Curious about what happens to the monthly installments that are being paid for the use of gyms. We’ve paid 4 months now for services we can’t use.

Denise Caputo-Cuenca
Fri, 06/26/2020 - 11:10am

This is a ridiculous ruling. Like any other businesses, gyms have taken the same measures as ALL the businesses opened in the last couple of weeks, including hair salons, nail salons and barbers. Whitmer has literally ruined our state's economy. It will never recover. We have 22% unemployment, third highest in the nation. She is a one term governor and will hopefully be recalled in November. Funny how she got a court data ASAP, while others are pushed to August and beyond. She, like all Democratic run states, are working together to keep states locked down to allow corrupt mail in ballots.
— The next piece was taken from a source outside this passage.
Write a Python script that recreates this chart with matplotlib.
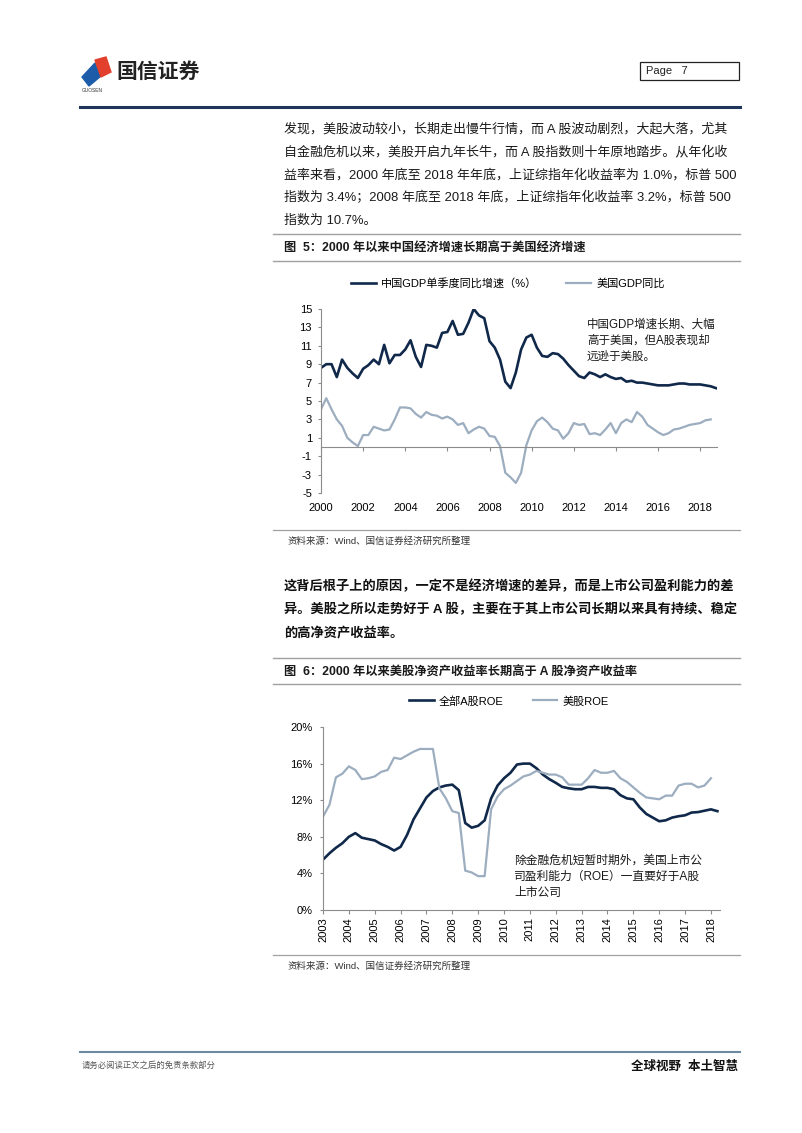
import numpy as np
import matplotlib
matplotlib.use("Agg")
import matplotlib.pyplot as plt
from matplotlib.lines import Line2D
from matplotlib.patches import Polygon, Rectangle

plt.rcParams['font.family'] = ['Liberation Sans', 'Noto Sans CJK SC']
plt.rcParams['axes.unicode_minus'] = False

# ---- data ----
# chart 1: quarterly GDP yoy, from 2000Q1
cn_gdp = [8.6, 9.0, 9.0, 7.6, 9.5, 8.6, 8.0, 7.5, 8.5, 8.9, 9.5, 9.0,
          11.1, 9.1, 10.0, 10.0, 10.6, 11.6, 9.8, 8.7, 11.1, 11.0, 10.8, 12.4,
          12.5, 13.7, 12.2, 12.3, 13.5, 15.0, 14.3, 14.0, 11.5, 10.8, 9.5, 7.1,
          6.4, 8.1, 10.6, 11.9, 12.2, 10.8, 9.9, 9.8, 10.2, 10.1, 9.6, 8.9,
          8.3, 7.7, 7.5, 8.1, 7.9, 7.6, 7.9, 7.6, 7.4, 7.5, 7.1, 7.2,
          7.0, 7.0, 6.9, 6.8, 6.7, 6.7, 6.7, 6.8, 6.9, 6.9, 6.8, 6.8,
          6.8, 6.7, 6.6, 6.4]
us_gdp = [4.1, 5.3, 4.1, 3.0, 2.3, 1.0, 0.5, 0.1, 1.3, 1.3, 2.2, 2.0,
          1.8, 1.9, 3.0, 4.3, 4.3, 4.2, 3.6, 3.2, 3.8, 3.5, 3.4, 3.1,
          3.3, 3.0, 2.4, 2.6, 1.5, 1.9, 2.2, 2.0, 1.2, 1.1, 0.1, -2.8,
          -3.3, -3.9, -2.8, 0.2, 1.8, 2.8, 3.2, 2.7, 2.0, 1.8, 0.9, 1.5,
          2.6, 2.4, 2.5, 1.4, 1.5, 1.3, 1.9, 2.6, 1.5, 2.6, 3.0, 2.7,
          3.8, 3.3, 2.4, 2.0, 1.6, 1.3, 1.5, 1.9, 2.0, 2.2, 2.4, 2.5,
          2.6, 2.9, 3.0]
gdp_years = [2000, 2002, 2004, 2006, 2008, 2010, 2012, 2014, 2016, 2018]
gdp_yticks = [-5, -3, -1, 1, 3, 5, 7, 9, 11, 13, 15]

# chart 2: quarterly ROE (%), from 2003Q1
a_roe = [5.5, 6.2, 6.8, 7.3, 8.0, 8.4, 7.9, 7.75, 7.6, 7.2, 6.9, 6.5,
         6.9, 8.2, 9.9, 11.1, 12.3, 13.0, 13.4, 13.6, 13.7, 13.1, 9.5, 9.0,
         9.2, 9.8, 12.2, 13.6, 14.4, 15.0, 15.9, 16.0, 16.0, 15.5, 14.8, 14.3,
         13.9, 13.45, 13.3, 13.2, 13.2, 13.45, 13.45, 13.35, 13.35, 13.2, 12.55, 12.2,
         12.1, 11.2, 10.5, 10.1, 9.7, 9.8, 10.1, 10.25, 10.35, 10.65, 10.7, 10.85,
         11.0, 10.8]
us_roe = [10.2, 11.5, 14.5, 14.9, 15.7, 15.3, 14.3, 14.4, 14.6, 15.1, 15.3, 16.65,
          16.5, 16.9, 17.3, 17.6, 17.6, 17.6, 13.3, 12.2, 10.8, 10.6, 4.3, 4.1,
          3.7, 3.7, 11.0, 12.4, 13.2, 13.6, 14.1, 14.6, 14.8, 15.2, 15.0, 14.8,
          14.8, 14.5, 13.7, 13.7, 13.7, 14.4, 15.3, 15.0, 15.0, 15.2, 14.4, 14.0,
          13.4, 12.8, 12.3, 12.2, 12.1, 12.5, 12.5, 13.6, 13.8, 13.8, 13.4, 13.6,
          14.4]
roe_years = list(range(2003, 2019))
roe_yticks = [0, 4, 8, 12, 16, 20]

para1 = ["发现，美股波动较小，长期走出慢牛行情，而 A 股波动剧烈，大起大落，尤其",
         "自金融危机以来，美股开启九年长牛，而 A 股指数则十年原地踏步。从年化收",
         "益率来看，2000 年底至 2018 年年底，上证综指年化收益率为 1.0%，标普 500",
         "指数为 3.4%；2008 年底至 2018 年底，上证综指年化收益率 3.2%，标普 500",
         "指数为 10.7%。"]
para2 = ["这背后根子上的原因，一定不是经济增速的差异，而是上市公司盈利能力的差",
         "异。美股之所以走势好于 A 股，主要在于其上市公司长期以来具有持续、稳定",
         "的高净资产收益率。"]

DARK = '#10284a'
GRAY = '#9cadbf'
W, H = 802, 1133


def fx(x):
    return x / W


def fy(y):
    return 1 - y / H


fig = plt.figure(figsize=(8.02, 11.33), dpi=100)


def hline(y, x0, x1, color, lw):
    fig.add_artist(Line2D([fx(x0), fx(x1)], [fy(y), fy(y)], color=color, lw=lw,
                          transform=fig.transFigure))


def txt(x, y, s, size, **kw):
    kw.setdefault('ha', 'left')
    kw.setdefault('va', 'center')
    fig.text(fx(x), fy(y), s, fontsize=size, **kw)


# ---- header ----
fig.add_artist(Polygon([(fx(82), fy(77)), (fx(95), fy(63)), (fx(101), fy(76)), (fx(89), fy(86))],
                       closed=True, color='#1d5ca8', transform=fig.transFigure))
fig.add_artist(Polygon([(fx(95), fy(60)), (fx(106), fy(57)), (fx(111), fy(72)), (fx(101), fy(77))],
                       closed=True, color='#e2402c', transform=fig.transFigure))
txt(116, 72, "国信证券", 15, weight='bold', color='#222222')
txt(82, 90, "GUOSEN", 3.5, color='#333333')
fig.add_artist(Rectangle((fx(640), fy(80)), fx(739) - fx(640), fy(62) - fy(80), fill=False,
                         ec='#222222', lw=0.9, transform=fig.transFigure))
txt(646, 71, "Page   7", 8, color='#222222')
hline(107, 80, 740, '#1f3559', 2.2)

# ---- paragraph 1 ----
for i, line in enumerate(para1):
    txt(284, 129 + 23 * i, line, 9.35, color='#1a1a1a')

# ---- figure 5 ----
hline(234, 273, 740, '#a0a0a0', 1.0)
txt(284, 249, "图  5：2000 年以来中国经济增速长期高于美国经济增速", 8.8, weight='bold', color='#1a1a1a')
hline(261, 273, 740, '#a0a0a0', 1.0)

ax1 = fig.add_axes([fx(321), fy(493), (717 - 321) / W, (493 - 309) / H])
t1 = 2000 + 0.25 * np.arange(len(cn_gdp))
t2 = 2000 + 0.25 * np.arange(len(us_gdp))
l1, = ax1.plot(t1, cn_gdp, color=DARK, lw=1.9, solid_joinstyle='round')
l2, = ax1.plot(t2, us_gdp, color=GRAY, lw=1.6, solid_joinstyle='round')
ax1.set_xlim(2000, 2018.8)
ax1.set_ylim(-5, 15)
ax1.set_yticks(gdp_yticks)
ax1.set_xticks(gdp_years)
ax1.spines['top'].set_visible(False)
ax1.spines['right'].set_visible(False)
ax1.spines['bottom'].set_position(('data', 0))
ax1.spines['bottom'].set_color('#8c8c8c')
ax1.spines['left'].set_color('#8c8c8c')
ax1.tick_params(axis='y', length=2.5, width=0.8, color='#8c8c8c', pad=4, labelsize=8)
ax1.tick_params(axis='x', length=3, width=0.8, color='#8c8c8c', pad=37, labelsize=8)
ax1.patch.set_alpha(0)
fig.legend([l1, l2], ["中国GDP单季度同比增速（%）", "美国GDP同比"], loc='center',
           bbox_to_anchor=(fx(508), fy(283)), ncol=2, frameon=False, fontsize=8,
           handlelength=2.2, handletextpad=0.5, columnspacing=2.6)
txt(587, 325, "中国GDP增速长期、大幅", 8.3, color='#1a1a1a')
txt(587, 341, "高于美国，但A股表现却", 8.3, color='#1a1a1a')
txt(587, 357, "远逊于美股。", 8.3, color='#1a1a1a')

hline(530, 273, 740, '#a0a0a0', 0.9)
txt(288, 541, "资料来源：Wind、国信证券经济研究所整理", 6.8, color='#333333')

# ---- paragraph 2 ----
for i, line in enumerate(para2):
    txt(284, 586 + 24 * i, line, 9.5, weight='bold', color='#111111')

# ---- figure 6 ----
hline(658, 273, 740, '#a0a0a0', 1.0)
txt(284, 672, "图  6：2000 年以来美股净资产收益率长期高于 A 股净资产收益率", 8.8, weight='bold', color='#1a1a1a')
hline(684, 273, 740, '#a0a0a0', 1.0)

ax2 = fig.add_axes([fx(323), fy(910), (720 - 323) / W, (910 - 727) / H])
r1 = 2003 + 0.25 * np.arange(len(a_roe))
r2 = 2003 + 0.25 * np.arange(len(us_roe))
m1, = ax2.plot(r1, a_roe, color=DARK, lw=1.9, solid_joinstyle='round')
m2, = ax2.plot(r2, us_roe, color=GRAY, lw=1.6, solid_joinstyle='round')
ax2.set_xlim(2003, 2018.35)
ax2.set_ylim(0, 20)
ax2.set_yticks(roe_yticks)
ax2.set_yticklabels([f"{v}%" for v in roe_yticks])
ax2.set_xticks(roe_years)
ax2.set_xticklabels([str(y) for y in roe_years], rotation=90)
ax2.spines['top'].set_visible(False)
ax2.spines['right'].set_visible(False)
ax2.spines['bottom'].set_color('#8c8c8c')
ax2.spines['left'].set_color('#8c8c8c')
ax2.tick_params(axis='y', length=2.5, width=0.8, color='#8c8c8c', pad=5, labelsize=8)
ax2.tick_params(axis='x', length=3, width=0.8, color='#8c8c8c', pad=2, labelsize=8)
ax2.patch.set_alpha(0)
fig.legend([m1, m2], ["全部A股ROE", "美股ROE"], loc='center',
           bbox_to_anchor=(fx(509), fy(701)), ncol=2, frameon=False, fontsize=8,
           handlelength=2.2, handletextpad=0.5, columnspacing=2.6)
txt(514, 861, "除金融危机短暂时期外，美国上市公", 8.5, color='#1a1a1a')
txt(514, 877, "司盈利能力（ROE）一直要好于A股", 8.5, color='#1a1a1a')
txt(514, 893, "上市公司", 8.5, color='#1a1a1a')

hline(955, 273, 740, '#a0a0a0', 0.9)
txt(288, 966, "资料来源：Wind、国信证券经济研究所整理", 6.8, color='#333333')

# ---- footer ----
hline(1052, 80, 740, '#6d8aa3', 1.5)
txt(82, 1066, "请务必阅读正文之后的免责条款部分", 6, color='#555555')
txt(738, 1067, "全球视野  本土智慧", 9, ha='right', weight='bold', style='italic', color='#111111')

fig.savefig("out.png", dpi=100)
Her agenda fits well with the DNC.

Fri, 06/26/2020 - 3:37pm

I like the lines from page 5 of the court's order:

FCC v. Beach Commc’ns, Inc., 508 U.S. 307, 313–15 (1993) (“[B]ecause we never require a legislature to articulate its reasons for enacting a statute, it is entirely irrelevant for constitutional purposes whether the conceived reason for the challenged distinction actually motivated the legislature. hus, the absence of ‘legislative facts’ explaining the distinction ‘on the record’ has no significance in rational-basis analysis.”) (citations omitted). Under this test, the Governor’s action “is not subject to courtroom fact-finding and may be based on rational speculation unsupported by evidence or empirical data.” Id. at 315.

Don't you wish both the legislature and governor had to state reasons for their statutes/executive orders?

Tue, 08/18/2020 - 3:57pm

What is next for the plaintiffs? Are they appealing?